- _Task directions_
Retype each line of the material exactly, please, skipping any picture in it.

- _Supplied information_
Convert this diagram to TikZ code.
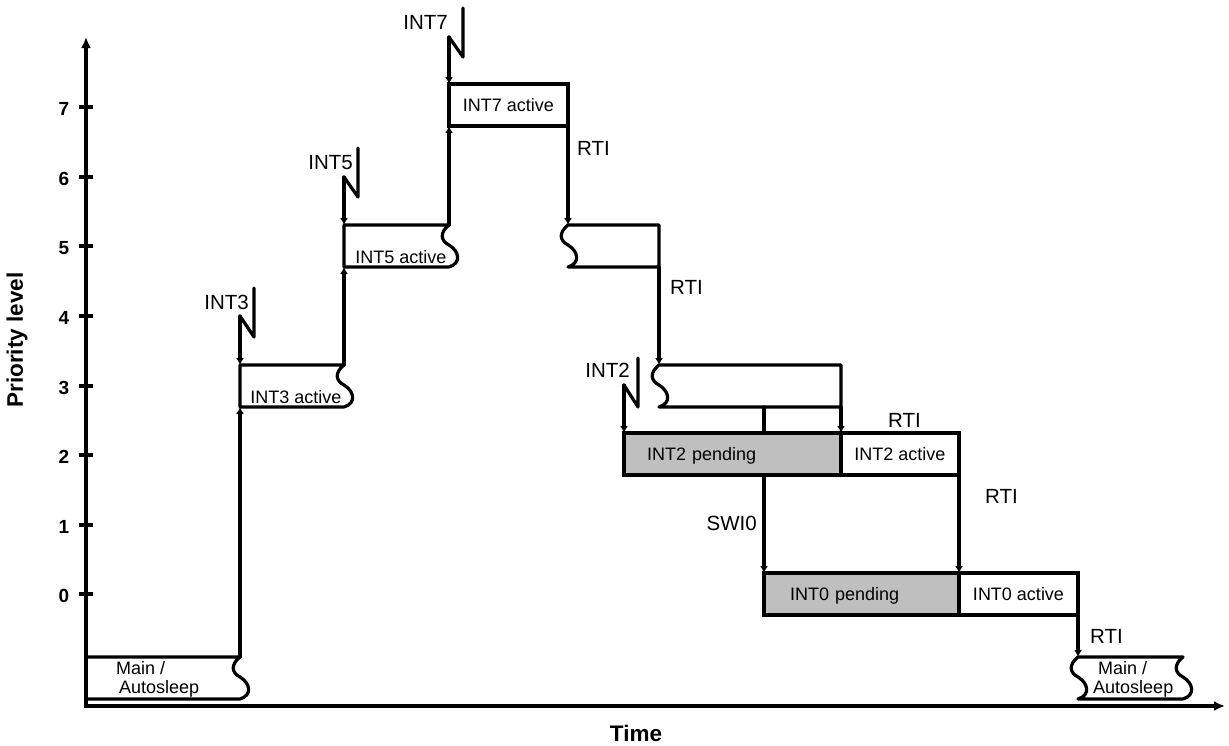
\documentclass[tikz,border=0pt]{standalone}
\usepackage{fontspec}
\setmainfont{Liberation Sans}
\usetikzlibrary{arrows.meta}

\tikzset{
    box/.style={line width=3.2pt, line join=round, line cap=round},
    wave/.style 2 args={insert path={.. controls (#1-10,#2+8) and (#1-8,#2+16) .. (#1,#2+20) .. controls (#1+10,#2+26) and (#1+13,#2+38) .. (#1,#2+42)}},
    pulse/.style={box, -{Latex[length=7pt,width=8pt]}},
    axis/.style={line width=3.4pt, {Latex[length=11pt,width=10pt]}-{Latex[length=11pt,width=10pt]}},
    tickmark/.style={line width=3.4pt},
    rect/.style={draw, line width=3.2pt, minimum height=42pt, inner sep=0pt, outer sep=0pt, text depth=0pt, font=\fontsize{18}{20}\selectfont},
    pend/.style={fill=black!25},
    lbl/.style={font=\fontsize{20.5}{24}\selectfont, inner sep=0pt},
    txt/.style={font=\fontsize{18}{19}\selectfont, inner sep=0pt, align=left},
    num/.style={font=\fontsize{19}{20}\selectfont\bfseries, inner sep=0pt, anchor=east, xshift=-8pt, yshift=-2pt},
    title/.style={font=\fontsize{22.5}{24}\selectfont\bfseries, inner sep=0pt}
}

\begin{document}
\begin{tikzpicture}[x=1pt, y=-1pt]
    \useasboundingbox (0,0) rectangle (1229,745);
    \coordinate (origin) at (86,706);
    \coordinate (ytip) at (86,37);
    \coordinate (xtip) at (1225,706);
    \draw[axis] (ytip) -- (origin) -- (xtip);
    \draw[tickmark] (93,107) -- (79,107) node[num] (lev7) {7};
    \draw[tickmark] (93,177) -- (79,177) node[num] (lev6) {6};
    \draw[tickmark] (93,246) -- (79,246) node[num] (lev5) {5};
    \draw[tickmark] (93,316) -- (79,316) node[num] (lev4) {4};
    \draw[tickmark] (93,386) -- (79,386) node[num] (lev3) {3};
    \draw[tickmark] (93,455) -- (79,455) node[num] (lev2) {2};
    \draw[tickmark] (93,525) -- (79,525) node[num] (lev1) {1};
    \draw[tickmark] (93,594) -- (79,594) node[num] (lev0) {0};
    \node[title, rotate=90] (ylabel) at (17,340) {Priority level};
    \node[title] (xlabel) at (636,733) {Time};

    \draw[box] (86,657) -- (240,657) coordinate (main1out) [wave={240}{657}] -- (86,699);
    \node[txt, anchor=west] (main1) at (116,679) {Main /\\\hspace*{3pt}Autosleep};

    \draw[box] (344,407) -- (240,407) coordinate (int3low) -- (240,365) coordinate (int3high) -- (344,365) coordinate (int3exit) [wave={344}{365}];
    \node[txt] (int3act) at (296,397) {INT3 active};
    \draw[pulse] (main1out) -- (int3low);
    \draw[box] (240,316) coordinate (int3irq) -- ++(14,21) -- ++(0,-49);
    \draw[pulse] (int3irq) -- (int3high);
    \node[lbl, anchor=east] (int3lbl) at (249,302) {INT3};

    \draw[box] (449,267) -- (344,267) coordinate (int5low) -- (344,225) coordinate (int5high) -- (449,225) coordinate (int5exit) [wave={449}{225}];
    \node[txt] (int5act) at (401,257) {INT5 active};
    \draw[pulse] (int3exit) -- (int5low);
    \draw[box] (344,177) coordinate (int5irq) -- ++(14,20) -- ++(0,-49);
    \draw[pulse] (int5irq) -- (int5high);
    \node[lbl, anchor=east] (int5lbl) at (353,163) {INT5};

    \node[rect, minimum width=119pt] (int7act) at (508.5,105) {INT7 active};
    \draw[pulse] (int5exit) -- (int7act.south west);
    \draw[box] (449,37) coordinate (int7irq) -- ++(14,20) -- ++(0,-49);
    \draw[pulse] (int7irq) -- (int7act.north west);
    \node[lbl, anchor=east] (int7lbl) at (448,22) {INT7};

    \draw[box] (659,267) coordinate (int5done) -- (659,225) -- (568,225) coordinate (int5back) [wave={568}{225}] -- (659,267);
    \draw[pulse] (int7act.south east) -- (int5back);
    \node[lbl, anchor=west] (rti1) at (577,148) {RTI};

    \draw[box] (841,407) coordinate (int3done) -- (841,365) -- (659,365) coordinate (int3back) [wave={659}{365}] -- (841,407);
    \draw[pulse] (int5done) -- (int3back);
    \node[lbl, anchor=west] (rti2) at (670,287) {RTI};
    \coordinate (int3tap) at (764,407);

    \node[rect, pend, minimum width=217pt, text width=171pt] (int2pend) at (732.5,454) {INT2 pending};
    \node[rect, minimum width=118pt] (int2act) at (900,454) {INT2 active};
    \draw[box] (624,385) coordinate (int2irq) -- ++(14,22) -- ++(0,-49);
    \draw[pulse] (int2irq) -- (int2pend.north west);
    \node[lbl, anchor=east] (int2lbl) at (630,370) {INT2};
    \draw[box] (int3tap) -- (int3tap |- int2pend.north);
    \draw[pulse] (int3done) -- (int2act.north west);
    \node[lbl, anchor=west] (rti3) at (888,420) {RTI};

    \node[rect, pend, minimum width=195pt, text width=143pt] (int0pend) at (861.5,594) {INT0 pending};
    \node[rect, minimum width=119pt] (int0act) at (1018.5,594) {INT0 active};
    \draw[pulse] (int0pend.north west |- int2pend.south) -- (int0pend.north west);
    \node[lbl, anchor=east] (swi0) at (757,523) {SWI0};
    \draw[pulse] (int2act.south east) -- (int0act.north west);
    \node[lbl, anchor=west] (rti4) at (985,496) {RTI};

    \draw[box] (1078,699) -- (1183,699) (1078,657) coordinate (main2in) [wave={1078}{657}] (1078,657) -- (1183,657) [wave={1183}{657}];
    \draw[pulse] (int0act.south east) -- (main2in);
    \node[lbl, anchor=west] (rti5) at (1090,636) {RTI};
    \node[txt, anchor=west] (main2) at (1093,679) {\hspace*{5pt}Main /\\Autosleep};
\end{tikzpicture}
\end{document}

- _Full solution_
Convert this diagram to TikZ code.
\documentclass[tikz,border=0pt]{standalone}
\usepackage{fontspec}
\setmainfont{Liberation Sans}
\usetikzlibrary{arrows.meta}

\tikzset{
    box/.style={line width=3.2pt, line join=round, line cap=round},
    wave/.style 2 args={insert path={.. controls (#1-10,#2+8) and (#1-8,#2+16) .. (#1,#2+20) .. controls (#1+10,#2+26) and (#1+13,#2+38) .. (#1,#2+42)}},
    pulse/.style={box, -{Latex[length=7pt,width=8pt]}},
    axis/.style={line width=3.4pt, {Latex[length=11pt,width=10pt]}-{Latex[length=11pt,width=10pt]}},
    tickmark/.style={line width=3.4pt},
    rect/.style={draw, line width=3.2pt, minimum height=42pt, inner sep=0pt, outer sep=0pt, text depth=0pt, font=\fontsize{18}{20}\selectfont},
    pend/.style={fill=black!25},
    lbl/.style={font=\fontsize{20.5}{24}\selectfont, inner sep=0pt},
    txt/.style={font=\fontsize{18}{19}\selectfont, inner sep=0pt, align=left},
    num/.style={font=\fontsize{19}{20}\selectfont\bfseries, inner sep=0pt, anchor=east, xshift=-8pt, yshift=-2pt},
    title/.style={font=\fontsize{22.5}{24}\selectfont\bfseries, inner sep=0pt}
}

\begin{document}
\begin{tikzpicture}[x=1pt, y=-1pt]
    \useasboundingbox (0,0) rectangle (1229,745);
    \coordinate (origin) at (86,706);
    \coordinate (ytip) at (86,37);
    \coordinate (xtip) at (1225,706);
    \draw[axis] (ytip) -- (origin) -- (xtip);
    \draw[tickmark] (93,107) -- (79,107) node[num] (lev7) {7};
    \draw[tickmark] (93,177) -- (79,177) node[num] (lev6) {6};
    \draw[tickmark] (93,246) -- (79,246) node[num] (lev5) {5};
    \draw[tickmark] (93,316) -- (79,316) node[num] (lev4) {4};
    \draw[tickmark] (93,386) -- (79,386) node[num] (lev3) {3};
    \draw[tickmark] (93,455) -- (79,455) node[num] (lev2) {2};
    \draw[tickmark] (93,525) -- (79,525) node[num] (lev1) {1};
    \draw[tickmark] (93,594) -- (79,594) node[num] (lev0) {0};
    \node[title, rotate=90] (ylabel) at (17,340) {Priority level};
    \node[title] (xlabel) at (636,733) {Time};

    \draw[box] (86,657) -- (240,657) coordinate (main1out) [wave={240}{657}] -- (86,699);
    \node[txt, anchor=west] (main1) at (116,679) {Main /\\\hspace*{3pt}Autosleep};

    \draw[box] (344,407) -- (240,407) coordinate (int3low) -- (240,365) coordinate (int3high) -- (344,365) coordinate (int3exit) [wave={344}{365}];
    \node[txt] (int3act) at (296,397) {INT3 active};
    \draw[pulse] (main1out) -- (int3low);
    \draw[box] (240,316) coordinate (int3irq) -- ++(14,21) -- ++(0,-49);
    \draw[pulse] (int3irq) -- (int3high);
    \node[lbl, anchor=east] (int3lbl) at (249,302) {INT3};

    \draw[box] (449,267) -- (344,267) coordinate (int5low) -- (344,225) coordinate (int5high) -- (449,225) coordinate (int5exit) [wave={449}{225}];
    \node[txt] (int5act) at (401,257) {INT5 active};
    \draw[pulse] (int3exit) -- (int5low);
    \draw[box] (344,177) coordinate (int5irq) -- ++(14,20) -- ++(0,-49);
    \draw[pulse] (int5irq) -- (int5high);
    \node[lbl, anchor=east] (int5lbl) at (353,163) {INT5};

    \node[rect, minimum width=119pt] (int7act) at (508.5,105) {INT7 active};
    \draw[pulse] (int5exit) -- (int7act.south west);
    \draw[box] (449,37) coordinate (int7irq) -- ++(14,20) -- ++(0,-49);
    \draw[pulse] (int7irq) -- (int7act.north west);
    \node[lbl, anchor=east] (int7lbl) at (448,22) {INT7};

    \draw[box] (659,267) coordinate (int5done) -- (659,225) -- (568,225) coordinate (int5back) [wave={568}{225}] -- (659,267);
    \draw[pulse] (int7act.south east) -- (int5back);
    \node[lbl, anchor=west] (rti1) at (577,148) {RTI};

    \draw[box] (841,407) coordinate (int3done) -- (841,365) -- (659,365) coordinate (int3back) [wave={659}{365}] -- (841,407);
    \draw[pulse] (int5done) -- (int3back);
    \node[lbl, anchor=west] (rti2) at (670,287) {RTI};
    \coordinate (int3tap) at (764,407);

    \node[rect, pend, minimum width=217pt, text width=171pt] (int2pend) at (732.5,454) {INT2 pending};
    \node[rect, minimum width=118pt] (int2act) at (900,454) {INT2 active};
    \draw[box] (624,385) coordinate (int2irq) -- ++(14,22) -- ++(0,-49);
    \draw[pulse] (int2irq) -- (int2pend.north west);
    \node[lbl, anchor=east] (int2lbl) at (630,370) {INT2};
    \draw[box] (int3tap) -- (int3tap |- int2pend.north);
    \draw[pulse] (int3done) -- (int2act.north west);
    \node[lbl, anchor=west] (rti3) at (888,420) {RTI};

    \node[rect, pend, minimum width=195pt, text width=143pt] (int0pend) at (861.5,594) {INT0 pending};
    \node[rect, minimum width=119pt] (int0act) at (1018.5,594) {INT0 active};
    \draw[pulse] (int0pend.north west |- int2pend.south) -- (int0pend.north west);
    \node[lbl, anchor=east] (swi0) at (757,523) {SWI0};
    \draw[pulse] (int2act.south east) -- (int0act.north west);
    \node[lbl, anchor=west] (rti4) at (985,496) {RTI};

    \draw[box] (1078,699) -- (1183,699) (1078,657) coordinate (main2in) [wave={1078}{657}] (1078,657) -- (1183,657) [wave={1183}{657}];
    \draw[pulse] (int0act.south east) -- (main2in);
    \node[lbl, anchor=west] (rti5) at (1090,636) {RTI};
    \node[txt, anchor=west] (main2) at (1093,679) {\hspace*{5pt}Main /\\Autosleep};
\end{tikzpicture}
\end{document}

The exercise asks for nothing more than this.